Dr. Tanner attended Dartmouth and Williams Colleges and received a B.A in Chemistry from Dartmouth in 1984. He attended the University of Virginia School of Medicine in Charlottesville, VA and received his MD in 1988. His completed an Internship and Residency Psychiatry at the University of Pittsburgh, Western Psychiatric Institute and Clinic (WPIC) in 1992. While a resident at WPIC, and as an Apple Developer, he co-managed a project to develop and test a Macintosh-based software tool to teach patients diagnosed with psychotic disorders about their illness, as well as medication benefits, side effects and risks using interactivity and digital video. At the time simple interactivity (via Hypercard) and digital video were quite novel.
He received board certification from the American Board of Psychiatry & Neurology in 1993. As a physician and psychiatrist, he wants to address the serious health problems that face our country. Following residency, Dr. Tanner joined the faculty at WPIC to pursue interests in: 1) clinical work on severe mental disorders, especially psychotic disorders, 2) education of residents and medical students, and 3) academic research in the field of building and assessing technological solutions to mental health problems. He continues to be clinically active as a Clinical Associate Professor of Psychiatry at the University of North Carolina Chapel Hill where his clinical activity focuses on supervising psychiatry resident-based outpatient treatment of mental health and substance use disorders.
He started Clinical Tools in 1995 to pursue SBIR funded research that would create information tools to help patients, alter medical practice, and improve health outcomes. As an educator, the leader of Clinical Tools, and a PI of government sponsored SBIR research, he has overseen the creation of multiple curricula aimed at a variety of target audiences in healthcare from consumers to students to practicing professionals. In the 1990s the tools to deliver high quality online curricula did not exist, and thus he and Clinical Tools focused on developing interactive and video-based education of consumers and oversaw the creation of a java-based platform to deliver a rich multimedia medical education environment aimed at trainees and practicing health professionals. Dr. Tanner has received funding via grants and contracts from NIDA, NIAAA, NIMH, NCI, AHRQ, CDC, the Dept of Defense, and NASA to develop medical and health education projects. Dr. Tanner has presented and published in the fields of medical technology, medical education, and addiction.
He guided, Clinical Tools migration of its online training solution to the FAOS [freely available open source] Drupal Content Management System (CMS) Community. Drupal is utilized by websites run by the White House, Duke University, and the Economist. Clinical Tools' online training solution [called DLearning] is available as a FAOS suite of PHP-based modules. The combination of DLearning and Drupal's robust CMS ensures, web 2.0 functionality, richer support for multimedia, and most importantly a close tie-in to the open source community to enable continued and inexpensive future development.

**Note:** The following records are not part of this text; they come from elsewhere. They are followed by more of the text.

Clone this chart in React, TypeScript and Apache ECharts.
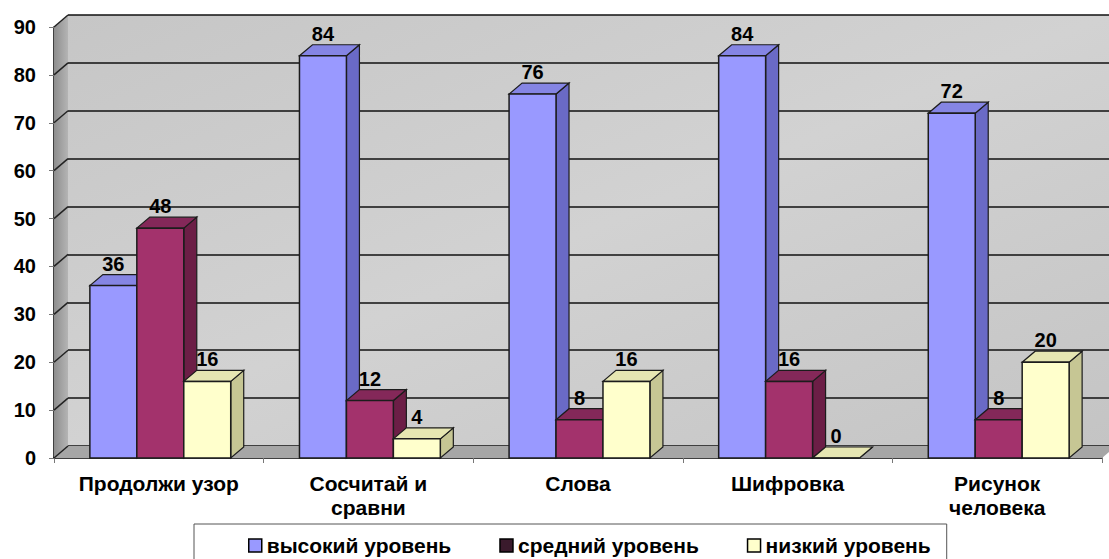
import React, { useEffect, useRef } from "react";
import * as echarts from "echarts";

const categories = ["Продолжи узор", "Сосчитай и\nсравни", "Слова", "Шифровка", "Рисунок\nчеловека"];
const seriesNames = ["высокий уровень", "средний уровень", "низкий уровень"];
const highLevel = [36, 84, 76, 84, 72];
const midLevel = [48, 12, 8, 16, 8];
const lowLevel = [16, 4, 16, 0, 20];
const yTicks = [0, 10, 20, 30, 40, 50, 60, 70, 80, 90];

const DX = 14;
const DY = -12;
const BDX = 13;
const BDY = -11;
const FONT = '"Liberation Sans", Arial, sans-serif';

const palettes = [
  { front: "#9999ff", side: "#6a6ac6", top: "#8585e4", legend: "#9999ff" },
  { front: "#a3326c", side: "#6c1e46", top: "#842859", legend: "#3a1a2c" },
  { front: "#ffffcc", side: "#c6c694", top: "#e6e6b2", legend: "#ffffcc" },
];

const makeBarRender = (si: number) => (params: any, api: any) => {
  const cat = api.value(0);
  const val = api.value(1);
  const top = api.coord([cat, val]);
  const base = api.coord([cat, 0]);
  const bw = api.size([1, 0])[0];
  const w = bw * 0.224;
  const x0 = top[0] + (si - 1.5) * w + 1.5;
  const x1 = x0 + w;
  const yt = top[1];
  const yb = base[1];
  const p = palettes[si];
  const stroke = "#1c1c1c";
  return {
    type: "group",
    children: [
      {
        type: "polygon",
        shape: { points: [[x1, yb], [x1, yt], [x1 + BDX, yt + BDY], [x1 + BDX, yb + BDY]] },
        style: { fill: p.side, stroke, lineWidth: 1.2 },
      },
      {
        type: "polygon",
        shape: { points: [[x0, yt], [x1, yt], [x1 + BDX, yt + BDY], [x0 + BDX, yt + BDY]] },
        style: { fill: p.top, stroke, lineWidth: 1.2 },
      },
      {
        type: "rect",
        shape: { x: x0, y: yt, width: w, height: yb - yt },
        style: { fill: p.front, stroke, lineWidth: 1.5 },
      },
      {
        type: "text",
        x: x0 + w / 2,
        y: yt - 22,
        style: {
          text: String(val),
          fill: "#000",
          font: `bold 20px ${FONT}`,
          align: "center",
          verticalAlign: "middle",
        },
      },
    ],
  };
};

const renderWalls = (params: any, api: any) => {
  const bw = api.size([1, 0])[0];
  const left = api.coord([0, 0])[0] - bw / 2;
  const right = api.coord([categories.length - 1, 0])[0] + bw / 2;
  const y0 = api.coord([0, 0])[1];
  const yTop = api.coord([0, yTicks[yTicks.length - 1]])[1];
  const children: any[] = [
    {
      type: "polygon",
      shape: { points: [[left, y0], [left, yTop], [left + DX, yTop + DY], [left + DX, y0 + DY]] },
      style: {
        fill: new echarts.graphic.LinearGradient(0, 0, 1, 0, [
          { offset: 0, color: "#8e8e8e" },
          { offset: 1, color: "#b4b4b4" },
        ]),
      },
    },
    {
      type: "polygon",
      shape: { points: [[left, y0], [right, y0], [right + DX, y0 + DY], [left + DX, y0 + DY]] },
      style: { fill: "#a6a6a6" },
    },
  ];
  yTicks.forEach((t) => {
    const y = api.coord([0, t])[1];
    children.push({
      type: "line",
      shape: { x1: left, y1: y, x2: left + DX, y2: y + DY },
      style: { stroke: "#222", lineWidth: 1.5 },
    });
  });
  return { type: "group", children };
};

export default function App() {
  const ref = useRef<HTMLDivElement>(null);
  useEffect(() => {
    if (!ref.current) return;
    const chart = echarts.init(ref.current, undefined, { renderer: "svg" });
    const values = [highLevel, midLevel, lowLevel];
    chart.setOption({
      animation: false,
      backgroundColor: "#ffffff",
      grid: [
        { left: 54, top: 27, width: 1048, height: 431 },
        {
          left: 68,
          top: 15,
          width: 1048,
          height: 431,
          show: true,
          backgroundColor: new echarts.graphic.LinearGradient(0, 0, 1, 1, [
            { offset: 0, color: "#c6c6c6" },
            { offset: 0.5, color: "#d2d2d2" },
            { offset: 1, color: "#c4c4c4" },
          ]),
          borderWidth: 0,
        },
      ],
      xAxis: [
        {
          type: "category",
          gridIndex: 0,
          data: categories,
          axisLine: { lineStyle: { color: "#000", width: 1.5 } },
          axisTick: { show: true, length: 5, lineStyle: { color: "#777" } },
          axisLabel: {
            interval: 0,
            margin: 13,
            color: "#000",
            fontWeight: "bold",
            fontSize: 21,
            fontFamily: FONT,
            lineHeight: 24,
          },
        },
        { type: "category", gridIndex: 1, data: categories, show: false },
      ],
      yAxis: [
        {
          type: "value",
          gridIndex: 0,
          min: 0,
          max: 90,
          interval: 10,
          axisLine: { show: true, lineStyle: { color: "#000", width: 1.5 } },
          axisTick: { show: true, length: 5, lineStyle: { color: "#777" } },
          splitLine: { show: false },
          axisLabel: {
            margin: 18,
            color: "#000",
            fontWeight: "bold",
            fontSize: 20,
            fontFamily: FONT,
          },
        },
        {
          type: "value",
          gridIndex: 1,
          min: 0,
          max: 90,
          interval: 10,
          axisLine: { show: false },
          axisTick: { show: false },
          axisLabel: { show: false },
          splitLine: { show: true, lineStyle: { color: "#111", width: 1.5 } },
        },
      ],
      legend: {
        left: 194,
        top: 524,
        padding: [11, 16, 20, 54],
        itemGap: 48,
        itemWidth: 13,
        itemHeight: 13,
        borderColor: "#555",
        borderWidth: 1,
        backgroundColor: "#fff",
        textStyle: { color: "#000", fontWeight: "bold", fontSize: 21, fontFamily: FONT },
        data: seriesNames.map((n, i) => ({
          name: n,
          icon: "rect",
          itemStyle: { color: palettes[i].legend, borderColor: "#000", borderWidth: 1.5 },
        })),
      },
      series: [
        {
          type: "custom",
          name: "walls",
          xAxisIndex: 0,
          yAxisIndex: 0,
          z: 1,
          silent: true,
          clip: false,
          data: [[0, 0]],
          renderItem: renderWalls,
        },
        ...seriesNames.map((name, si) => ({
          type: "custom",
          name,
          xAxisIndex: 0,
          yAxisIndex: 0,
          z: 2,
          clip: false,
          itemStyle: { color: palettes[si].front },
          encode: { x: 0, y: 1 },
          data: values[si].map((v, i) => [i, v]),
          renderItem: makeBarRender(si),
        })),
      ],
    });
    return () => chart.dispose();
  }, []);
  return (
    <div
      ref={ref}
      style={{ position: "absolute", left: 0, top: 0, width: "1109px", height: "559px" }}
    />
  );
}
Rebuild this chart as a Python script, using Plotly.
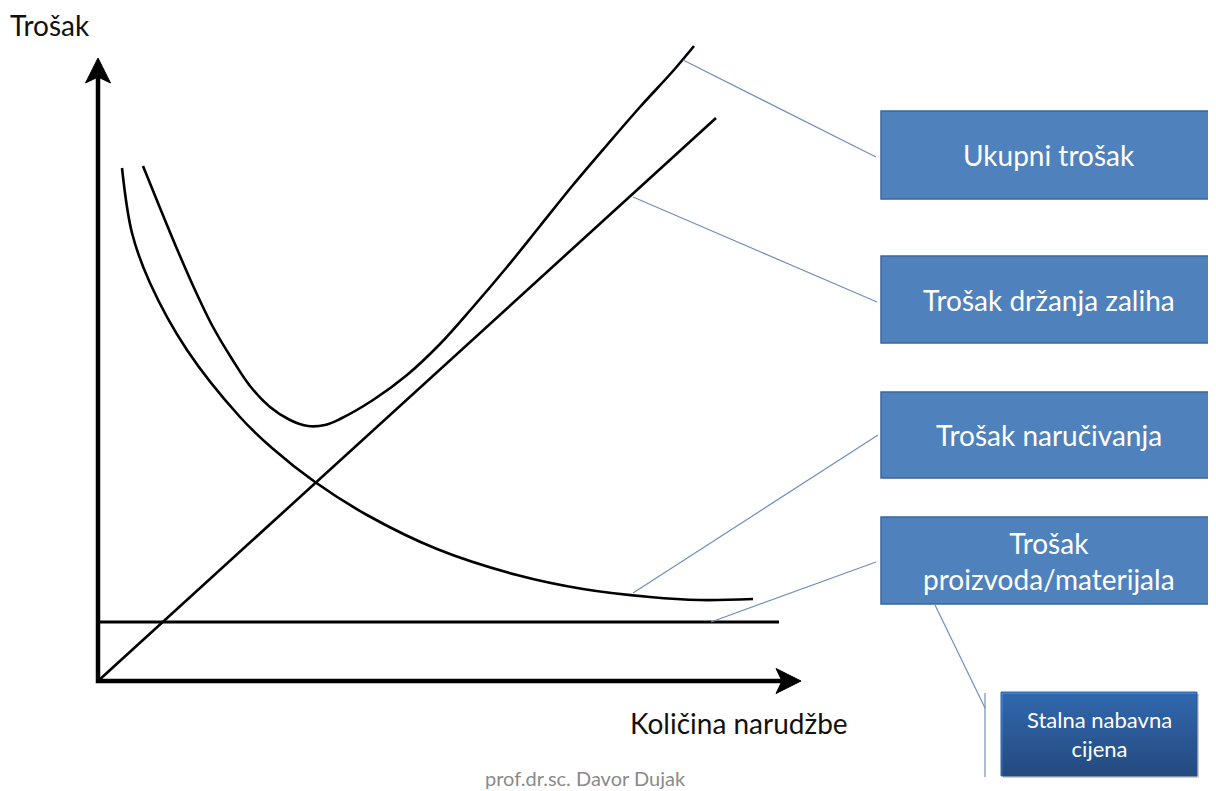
import plotly.graph_objects as go

# ---- data (diagram units: quantity Q to the right, cost C upward; origin at the axes corner)
ordering_q = [24, 34, 52, 89, 142, 174, 217, 269, 339, 419, 485, 552, 602, 655]
ordering_c = [513, 448, 398, 331, 264, 233, 199, 166, 132, 106, 92, 84, 81, 82]

total_q = [45, 62, 79, 97, 115, 134, 152, 172, 192, 210, 227, 242, 275, 309, 342, 375, 409, 442, 475, 509, 542, 575, 596]
total_c = [515, 473, 432, 391, 354, 322, 295, 274, 261, 255, 256, 262, 281, 306, 337, 374, 414, 455, 496, 536, 574, 610, 635]

holding_q = [0, 618]
holding_c = [0, 563]

fixed_q = [0, 681]
fixed_c = [59, 59]

axis_x_end = 703
axis_y_end = 623

box_labels = ["Ukupni trošak", "Trošak držanja zaliha", "Trošak naručivanja",
              "Trošak<br>proizvoda/materijala"]
box_top = [570, 425, 289, 164]
box_bottom = [482, 338, 203, 77]
box_left = 783
box_right = 1130

small_box_label = "Stalna nabavna<br>cijena"
small_box = dict(x0=903, x1=1099, y0=-95, y1=-11)

# leader lines: (q0, c0, q1, c1)
leaders = [
    (585, 621, 778, 524),
    (535, 484, 779, 379),
    (535, 88, 780, 246),
    (613, 59, 778, 119),
    (837, 76, 887, -27),
    (887, -12, 887, -96),
]

y_title = "Trošak"
x_title = "Količina narudžbe"
footer = "prof.dr.sc. Davor Dujak"

FONT = "Lato"
# the page body has an 8px margin; shift the visible window so the drawing lands where it should
OFF = 8

fig = go.Figure()

curve_style = dict(mode="lines", line=dict(color="black", width=2.6, shape="spline", smoothing=1.0),
                   hoverinfo="skip", showlegend=False)
fig.add_trace(go.Scatter(x=ordering_q, y=ordering_c, **curve_style))
fig.add_trace(go.Scatter(x=total_q, y=total_c, **curve_style))
fig.add_trace(go.Scatter(x=holding_q, y=holding_c, mode="lines",
                         line=dict(color="black", width=2.6), hoverinfo="skip", showlegend=False))
fig.add_trace(go.Scatter(x=fixed_q, y=fixed_c, mode="lines",
                         line=dict(color="black", width=2.8), hoverinfo="skip", showlegend=False))

# axes with arrows
AW = 4.5
fig.add_trace(go.Scatter(x=[0, 0, axis_x_end - 10], y=[axis_y_end - 10, 0, 0], mode="lines",
                         line=dict(color="black", width=AW), hoverinfo="skip", showlegend=False))
hl, hw, notch = 25, 12.5, 6
fig.add_trace(go.Scatter(x=[0, -hw, 0, hw, 0],
                         y=[axis_y_end, axis_y_end - hl, axis_y_end - hl + notch, axis_y_end - hl, axis_y_end],
                         mode="lines", fill="toself", fillcolor="black", line=dict(color="black", width=1),
                         hoverinfo="skip", showlegend=False))
fig.add_trace(go.Scatter(x=[axis_x_end, axis_x_end - hl, axis_x_end - hl + notch, axis_x_end - hl, axis_x_end],
                         y=[0, hw, 0, -hw, 0],
                         mode="lines", fill="toself", fillcolor="black", line=dict(color="black", width=1),
                         hoverinfo="skip", showlegend=False))

# leaders
for q0, c0, q1, c1 in leaders:
    fig.add_shape(type="line", x0=q0, y0=c0, x1=q1, y1=c1,
                  line=dict(color="#6f8fbf", width=1.2))

# blue boxes
for lab, t, b in zip(box_labels, box_top, box_bottom):
    fig.add_shape(type="rect", x0=box_left, x1=box_right, y0=b, y1=t,
                  fillcolor="#4f81bd", line=dict(color="#3a659a", width=1.5))
    fig.add_annotation(x=(box_left + 1118) / 2, y=(t + b) / 2, text=lab, showarrow=False,
                       font=dict(family=FONT, size=28, color="white"), align="center")

# small gradient box with shadow
fig.add_shape(type="rect", x0=small_box["x0"] + 2, x1=small_box["x1"] + 2,
              y0=small_box["y0"] - 2, y1=small_box["y1"] - 2,
              fillcolor="rgba(0,0,0,0.18)", line=dict(width=0))
fig.add_trace(go.Scatter(
    x=[small_box["x0"], small_box["x1"], small_box["x1"], small_box["x0"], small_box["x0"]],
    y=[small_box["y0"], small_box["y0"], small_box["y1"], small_box["y1"], small_box["y0"]],
    mode="lines", fill="toself", line=dict(color="#2f64a8", width=1),
    fillgradient=dict(type="vertical", colorscale=[[0, "#2c5b9b"], [1, "#3d80d6"]]),
    hoverinfo="skip", showlegend=False))
fig.add_annotation(x=(small_box["x0"] + small_box["x1"]) / 2, y=(small_box["y0"] + small_box["y1"]) / 2,
                   text=small_box_label, showarrow=False,
                   font=dict(family=FONT, size=22, color="white"), align="center")

# texts
fig.add_annotation(x=-48, y=656, text=y_title, showarrow=False,
                   font=dict(family=FONT, size=28, color="#111111"))
fig.add_annotation(x=641, y=-42, text=x_title, showarrow=False,
                   font=dict(family=FONT, size=28, color="#111111"))
fig.add_annotation(x=487, y=-97, text=footer, showarrow=False,
                   font=dict(family=FONT, size=20, color="#8a8a8a"))

fig.update_layout(
    width=1216, height=791, margin=dict(l=0, r=0, t=0, b=0),
    paper_bgcolor="white", plot_bgcolor="white",
    xaxis=dict(range=[-98 + OFF, 1118 + OFF], visible=False, fixedrange=True),
    yaxis=dict(range=[-110 - OFF, 681 - OFF], visible=False, fixedrange=True),
    showlegend=False,
)
fig.write_html("out.html")
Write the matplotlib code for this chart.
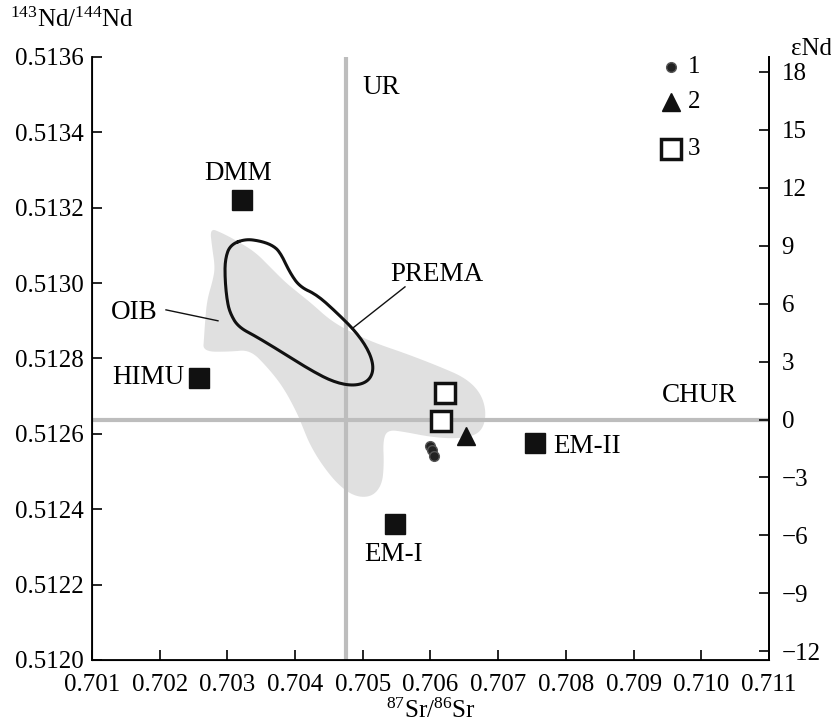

As Clinical Tools' President, he oversees Clinical Tools' mission to guide the development of DLearning, develop online solutions based on the platform, and evaluate them to guide the field of training in health topics. He continues to be closely involved in technology and linking Clinical Tools with the skills in the open source community and in 1000s of small high quality US-based technological firms and individuals with proven track records. Opportunity abounds to apply technological solutions to a health care field since health care has been surprisingly slow in recognizing the benefits of information technology and implementing solutions. 
He lives in Chapel Hill, NC with his wife and 3 active children aged 9, 12 and 15. Dr. Tanner is an avid Utah skier and frequently visits Snowbird and Alta up to 70 times a year - whenever powder is on the way. He also enjoys running, commuting to Clinical Tools via bicycle, windsurfing, yoga, traveling with family, and cooking healthy meals.